━━━ Information provided

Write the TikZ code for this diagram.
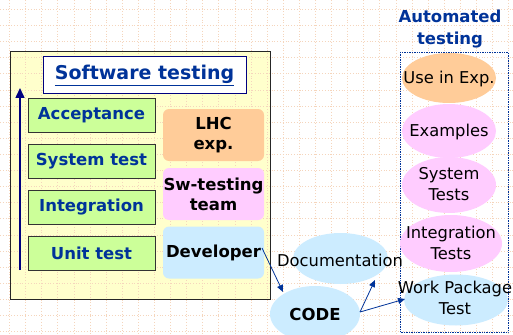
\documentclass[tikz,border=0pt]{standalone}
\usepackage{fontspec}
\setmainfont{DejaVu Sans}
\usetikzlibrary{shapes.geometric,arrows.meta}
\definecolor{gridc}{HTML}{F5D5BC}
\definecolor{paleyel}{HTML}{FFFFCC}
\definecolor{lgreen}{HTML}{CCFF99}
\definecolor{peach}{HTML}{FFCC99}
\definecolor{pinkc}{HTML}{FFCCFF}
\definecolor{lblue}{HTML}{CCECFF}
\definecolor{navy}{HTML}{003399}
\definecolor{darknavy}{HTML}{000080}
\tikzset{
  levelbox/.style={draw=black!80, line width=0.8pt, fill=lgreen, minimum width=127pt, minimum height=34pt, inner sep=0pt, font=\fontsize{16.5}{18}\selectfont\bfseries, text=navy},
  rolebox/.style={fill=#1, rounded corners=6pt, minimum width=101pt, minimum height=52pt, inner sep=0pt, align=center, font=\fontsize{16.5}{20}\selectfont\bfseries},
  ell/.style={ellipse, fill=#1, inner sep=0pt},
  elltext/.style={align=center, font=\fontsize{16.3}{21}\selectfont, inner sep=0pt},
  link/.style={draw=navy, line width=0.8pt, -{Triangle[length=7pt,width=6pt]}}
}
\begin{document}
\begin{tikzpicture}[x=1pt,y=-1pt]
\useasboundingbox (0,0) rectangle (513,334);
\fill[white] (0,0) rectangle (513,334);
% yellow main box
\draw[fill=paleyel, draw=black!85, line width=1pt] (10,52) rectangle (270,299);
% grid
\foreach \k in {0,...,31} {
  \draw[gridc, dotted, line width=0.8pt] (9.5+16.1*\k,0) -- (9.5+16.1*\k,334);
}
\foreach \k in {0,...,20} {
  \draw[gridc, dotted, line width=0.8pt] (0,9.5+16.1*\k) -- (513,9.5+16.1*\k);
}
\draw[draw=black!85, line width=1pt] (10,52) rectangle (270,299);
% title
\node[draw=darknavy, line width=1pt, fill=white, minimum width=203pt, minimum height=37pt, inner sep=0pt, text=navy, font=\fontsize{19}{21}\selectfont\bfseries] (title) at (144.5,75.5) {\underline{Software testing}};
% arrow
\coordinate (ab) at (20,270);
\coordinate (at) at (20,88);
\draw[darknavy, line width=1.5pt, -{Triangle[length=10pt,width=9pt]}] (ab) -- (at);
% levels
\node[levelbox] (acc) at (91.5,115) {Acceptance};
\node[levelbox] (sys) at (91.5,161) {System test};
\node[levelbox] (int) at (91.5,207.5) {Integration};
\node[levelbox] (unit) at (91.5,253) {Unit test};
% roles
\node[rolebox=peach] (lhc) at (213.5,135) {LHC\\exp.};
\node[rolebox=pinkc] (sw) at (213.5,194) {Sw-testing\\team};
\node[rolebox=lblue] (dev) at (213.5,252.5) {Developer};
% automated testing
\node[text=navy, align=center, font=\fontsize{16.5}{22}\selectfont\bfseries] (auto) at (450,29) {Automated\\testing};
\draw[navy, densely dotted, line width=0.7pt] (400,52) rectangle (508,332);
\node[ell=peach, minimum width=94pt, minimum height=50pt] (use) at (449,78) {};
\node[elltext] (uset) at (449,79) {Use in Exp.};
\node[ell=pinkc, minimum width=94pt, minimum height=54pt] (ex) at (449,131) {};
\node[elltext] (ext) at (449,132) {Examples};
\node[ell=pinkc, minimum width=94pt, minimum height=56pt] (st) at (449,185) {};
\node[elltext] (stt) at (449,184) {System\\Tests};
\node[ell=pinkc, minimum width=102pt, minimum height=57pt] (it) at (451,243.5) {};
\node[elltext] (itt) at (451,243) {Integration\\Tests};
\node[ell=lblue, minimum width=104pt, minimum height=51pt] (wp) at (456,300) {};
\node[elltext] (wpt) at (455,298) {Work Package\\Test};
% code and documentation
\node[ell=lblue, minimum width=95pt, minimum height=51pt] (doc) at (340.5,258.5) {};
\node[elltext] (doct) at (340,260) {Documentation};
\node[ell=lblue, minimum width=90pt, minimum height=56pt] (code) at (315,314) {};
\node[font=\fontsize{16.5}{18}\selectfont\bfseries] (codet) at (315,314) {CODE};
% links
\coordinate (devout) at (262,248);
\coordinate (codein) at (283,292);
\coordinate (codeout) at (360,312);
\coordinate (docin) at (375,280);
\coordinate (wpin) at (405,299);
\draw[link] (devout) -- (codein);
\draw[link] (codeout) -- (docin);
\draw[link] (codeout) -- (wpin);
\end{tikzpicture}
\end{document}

━━━━━━

- Your goal: Give back every line exactly as it stands, pictures excluded.

- Answer to the problem:
Write the TikZ code for this diagram.
\documentclass[tikz,border=0pt]{standalone}
\usepackage{fontspec}
\setmainfont{DejaVu Sans}
\usetikzlibrary{shapes.geometric,arrows.meta}
\definecolor{gridc}{HTML}{F5D5BC}
\definecolor{paleyel}{HTML}{FFFFCC}
\definecolor{lgreen}{HTML}{CCFF99}
\definecolor{peach}{HTML}{FFCC99}
\definecolor{pinkc}{HTML}{FFCCFF}
\definecolor{lblue}{HTML}{CCECFF}
\definecolor{navy}{HTML}{003399}
\definecolor{darknavy}{HTML}{000080}
\tikzset{
  levelbox/.style={draw=black!80, line width=0.8pt, fill=lgreen, minimum width=127pt, minimum height=34pt, inner sep=0pt, font=\fontsize{16.5}{18}\selectfont\bfseries, text=navy},
  rolebox/.style={fill=#1, rounded corners=6pt, minimum width=101pt, minimum height=52pt, inner sep=0pt, align=center, font=\fontsize{16.5}{20}\selectfont\bfseries},
  ell/.style={ellipse, fill=#1, inner sep=0pt},
  elltext/.style={align=center, font=\fontsize{16.3}{21}\selectfont, inner sep=0pt},
  link/.style={draw=navy, line width=0.8pt, -{Triangle[length=7pt,width=6pt]}}
}
\begin{document}
\begin{tikzpicture}[x=1pt,y=-1pt]
\useasboundingbox (0,0) rectangle (513,334);
\fill[white] (0,0) rectangle (513,334);
% yellow main box
\draw[fill=paleyel, draw=black!85, line width=1pt] (10,52) rectangle (270,299);
% grid
\foreach \k in {0,...,31} {
  \draw[gridc, dotted, line width=0.8pt] (9.5+16.1*\k,0) -- (9.5+16.1*\k,334);
}
\foreach \k in {0,...,20} {
  \draw[gridc, dotted, line width=0.8pt] (0,9.5+16.1*\k) -- (513,9.5+16.1*\k);
}
\draw[draw=black!85, line width=1pt] (10,52) rectangle (270,299);
% title
\node[draw=darknavy, line width=1pt, fill=white, minimum width=203pt, minimum height=37pt, inner sep=0pt, text=navy, font=\fontsize{19}{21}\selectfont\bfseries] (title) at (144.5,75.5) {\underline{Software testing}};
% arrow
\coordinate (ab) at (20,270);
\coordinate (at) at (20,88);
\draw[darknavy, line width=1.5pt, -{Triangle[length=10pt,width=9pt]}] (ab) -- (at);
% levels
\node[levelbox] (acc) at (91.5,115) {Acceptance};
\node[levelbox] (sys) at (91.5,161) {System test};
\node[levelbox] (int) at (91.5,207.5) {Integration};
\node[levelbox] (unit) at (91.5,253) {Unit test};
% roles
\node[rolebox=peach] (lhc) at (213.5,135) {LHC\\exp.};
\node[rolebox=pinkc] (sw) at (213.5,194) {Sw-testing\\team};
\node[rolebox=lblue] (dev) at (213.5,252.5) {Developer};
% automated testing
\node[text=navy, align=center, font=\fontsize{16.5}{22}\selectfont\bfseries] (auto) at (450,29) {Automated\\testing};
\draw[navy, densely dotted, line width=0.7pt] (400,52) rectangle (508,332);
\node[ell=peach, minimum width=94pt, minimum height=50pt] (use) at (449,78) {};
\node[elltext] (uset) at (449,79) {Use in Exp.};
\node[ell=pinkc, minimum width=94pt, minimum height=54pt] (ex) at (449,131) {};
\node[elltext] (ext) at (449,132) {Examples};
\node[ell=pinkc, minimum width=94pt, minimum height=56pt] (st) at (449,185) {};
\node[elltext] (stt) at (449,184) {System\\Tests};
\node[ell=pinkc, minimum width=102pt, minimum height=57pt] (it) at (451,243.5) {};
\node[elltext] (itt) at (451,243) {Integration\\Tests};
\node[ell=lblue, minimum width=104pt, minimum height=51pt] (wp) at (456,300) {};
\node[elltext] (wpt) at (455,298) {Work Package\\Test};
% code and documentation
\node[ell=lblue, minimum width=95pt, minimum height=51pt] (doc) at (340.5,258.5) {};
\node[elltext] (doct) at (340,260) {Documentation};
\node[ell=lblue, minimum width=90pt, minimum height=56pt] (code) at (315,314) {};
\node[font=\fontsize{16.5}{18}\selectfont\bfseries] (codet) at (315,314) {CODE};
% links
\coordinate (devout) at (262,248);
\coordinate (codein) at (283,292);
\coordinate (codeout) at (360,312);
\coordinate (docin) at (375,280);
\coordinate (wpin) at (405,299);
\draw[link] (devout) -- (codein);
\draw[link] (codeout) -- (docin);
\draw[link] (codeout) -- (wpin);
\end{tikzpicture}
\end{document}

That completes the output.